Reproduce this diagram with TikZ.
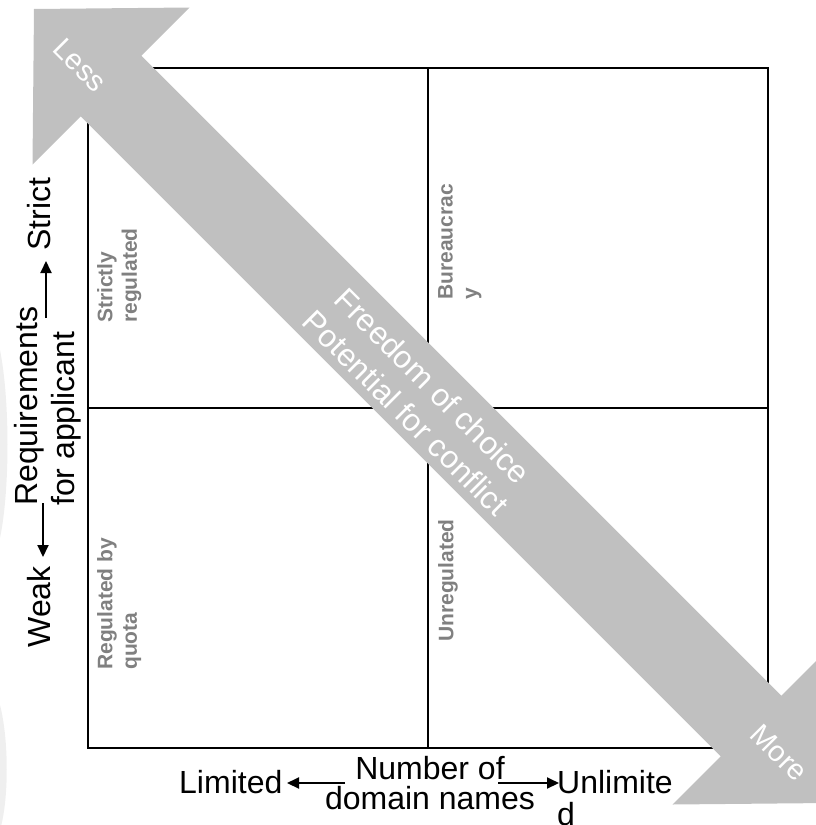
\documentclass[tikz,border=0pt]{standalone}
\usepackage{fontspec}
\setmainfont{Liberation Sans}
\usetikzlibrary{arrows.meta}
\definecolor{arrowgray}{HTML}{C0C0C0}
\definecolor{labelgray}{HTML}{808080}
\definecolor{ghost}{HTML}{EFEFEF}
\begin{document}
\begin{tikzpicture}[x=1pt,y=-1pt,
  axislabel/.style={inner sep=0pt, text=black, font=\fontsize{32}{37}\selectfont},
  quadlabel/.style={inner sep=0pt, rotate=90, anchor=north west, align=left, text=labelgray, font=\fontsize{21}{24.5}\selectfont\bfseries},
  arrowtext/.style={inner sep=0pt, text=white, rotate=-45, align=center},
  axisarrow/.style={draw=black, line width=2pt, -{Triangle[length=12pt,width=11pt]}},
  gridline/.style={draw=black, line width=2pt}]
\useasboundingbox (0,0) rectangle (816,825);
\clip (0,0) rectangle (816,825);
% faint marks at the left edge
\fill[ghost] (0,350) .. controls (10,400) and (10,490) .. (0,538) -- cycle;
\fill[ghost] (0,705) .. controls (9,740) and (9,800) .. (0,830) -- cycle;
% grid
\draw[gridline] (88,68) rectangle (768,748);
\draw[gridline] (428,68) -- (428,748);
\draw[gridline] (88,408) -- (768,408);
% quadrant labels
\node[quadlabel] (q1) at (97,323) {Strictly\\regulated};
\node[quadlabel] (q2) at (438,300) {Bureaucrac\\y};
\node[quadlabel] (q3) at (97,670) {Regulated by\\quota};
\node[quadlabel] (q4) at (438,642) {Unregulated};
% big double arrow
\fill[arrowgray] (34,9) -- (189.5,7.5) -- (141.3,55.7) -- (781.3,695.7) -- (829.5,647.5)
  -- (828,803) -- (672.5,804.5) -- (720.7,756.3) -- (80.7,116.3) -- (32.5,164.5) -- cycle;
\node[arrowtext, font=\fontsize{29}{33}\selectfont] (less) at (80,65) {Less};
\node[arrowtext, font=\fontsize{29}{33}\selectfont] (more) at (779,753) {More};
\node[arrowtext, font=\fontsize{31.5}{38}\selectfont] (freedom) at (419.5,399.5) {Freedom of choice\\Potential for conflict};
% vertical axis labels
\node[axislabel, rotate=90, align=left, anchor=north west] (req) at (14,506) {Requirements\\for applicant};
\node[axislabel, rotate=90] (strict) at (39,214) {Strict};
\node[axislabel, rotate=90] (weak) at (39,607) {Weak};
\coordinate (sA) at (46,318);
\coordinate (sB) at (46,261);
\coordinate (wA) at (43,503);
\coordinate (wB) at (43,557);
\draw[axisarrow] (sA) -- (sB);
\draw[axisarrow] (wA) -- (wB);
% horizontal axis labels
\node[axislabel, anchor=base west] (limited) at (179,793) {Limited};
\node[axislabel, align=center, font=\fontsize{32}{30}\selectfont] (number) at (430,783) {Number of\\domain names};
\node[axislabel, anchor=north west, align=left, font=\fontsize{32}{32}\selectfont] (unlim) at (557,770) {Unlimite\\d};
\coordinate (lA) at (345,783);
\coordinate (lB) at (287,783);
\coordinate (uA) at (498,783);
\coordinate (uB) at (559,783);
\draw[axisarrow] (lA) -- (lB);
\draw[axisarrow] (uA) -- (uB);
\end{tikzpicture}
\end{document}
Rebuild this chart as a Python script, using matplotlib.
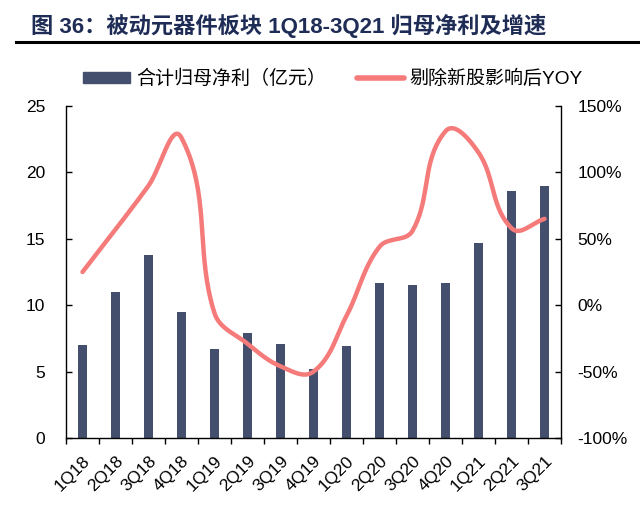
---
**Directive:** Transcribe the material exactly, leaving every picture out.

**Task solution:**
Reproduce this diagram with TikZ.
\documentclass[tikz,border=0pt]{standalone}
\usepackage{fontspec}
\setmainfont{Liberation Sans}
\usetikzlibrary{arrows.meta}
\definecolor{arrowgray}{HTML}{C0C0C0}
\definecolor{labelgray}{HTML}{808080}
\definecolor{ghost}{HTML}{EFEFEF}
\begin{document}
\begin{tikzpicture}[x=1pt,y=-1pt,
  axislabel/.style={inner sep=0pt, text=black, font=\fontsize{32}{37}\selectfont},
  quadlabel/.style={inner sep=0pt, rotate=90, anchor=north west, align=left, text=labelgray, font=\fontsize{21}{24.5}\selectfont\bfseries},
  arrowtext/.style={inner sep=0pt, text=white, rotate=-45, align=center},
  axisarrow/.style={draw=black, line width=2pt, -{Triangle[length=12pt,width=11pt]}},
  gridline/.style={draw=black, line width=2pt}]
\useasboundingbox (0,0) rectangle (816,825);
\clip (0,0) rectangle (816,825);
% faint marks at the left edge
\fill[ghost] (0,350) .. controls (10,400) and (10,490) .. (0,538) -- cycle;
\fill[ghost] (0,705) .. controls (9,740) and (9,800) .. (0,830) -- cycle;
% grid
\draw[gridline] (88,68) rectangle (768,748);
\draw[gridline] (428,68) -- (428,748);
\draw[gridline] (88,408) -- (768,408);
% quadrant labels
\node[quadlabel] (q1) at (97,323) {Strictly\\regulated};
\node[quadlabel] (q2) at (438,300) {Bureaucrac\\y};
\node[quadlabel] (q3) at (97,670) {Regulated by\\quota};
\node[quadlabel] (q4) at (438,642) {Unregulated};
% big double arrow
\fill[arrowgray] (34,9) -- (189.5,7.5) -- (141.3,55.7) -- (781.3,695.7) -- (829.5,647.5)
  -- (828,803) -- (672.5,804.5) -- (720.7,756.3) -- (80.7,116.3) -- (32.5,164.5) -- cycle;
\node[arrowtext, font=\fontsize{29}{33}\selectfont] (less) at (80,65) {Less};
\node[arrowtext, font=\fontsize{29}{33}\selectfont] (more) at (779,753) {More};
\node[arrowtext, font=\fontsize{31.5}{38}\selectfont] (freedom) at (419.5,399.5) {Freedom of choice\\Potential for conflict};
% vertical axis labels
\node[axislabel, rotate=90, align=left, anchor=north west] (req) at (14,506) {Requirements\\for applicant};
\node[axislabel, rotate=90] (strict) at (39,214) {Strict};
\node[axislabel, rotate=90] (weak) at (39,607) {Weak};
\coordinate (sA) at (46,318);
\coordinate (sB) at (46,261);
\coordinate (wA) at (43,503);
\coordinate (wB) at (43,557);
\draw[axisarrow] (sA) -- (sB);
\draw[axisarrow] (wA) -- (wB);
% horizontal axis labels
\node[axislabel, anchor=base west] (limited) at (179,793) {Limited};
\node[axislabel, align=center, font=\fontsize{32}{30}\selectfont] (number) at (430,783) {Number of\\domain names};
\node[axislabel, anchor=north west, align=left, font=\fontsize{32}{32}\selectfont] (unlim) at (557,770) {Unlimite\\d};
\coordinate (lA) at (345,783);
\coordinate (lB) at (287,783);
\coordinate (uA) at (498,783);
\coordinate (uB) at (559,783);
\draw[axisarrow] (lA) -- (lB);
\draw[axisarrow] (uA) -- (uB);
\end{tikzpicture}
\end{document}
Rebuild this chart as a Python script, using matplotlib.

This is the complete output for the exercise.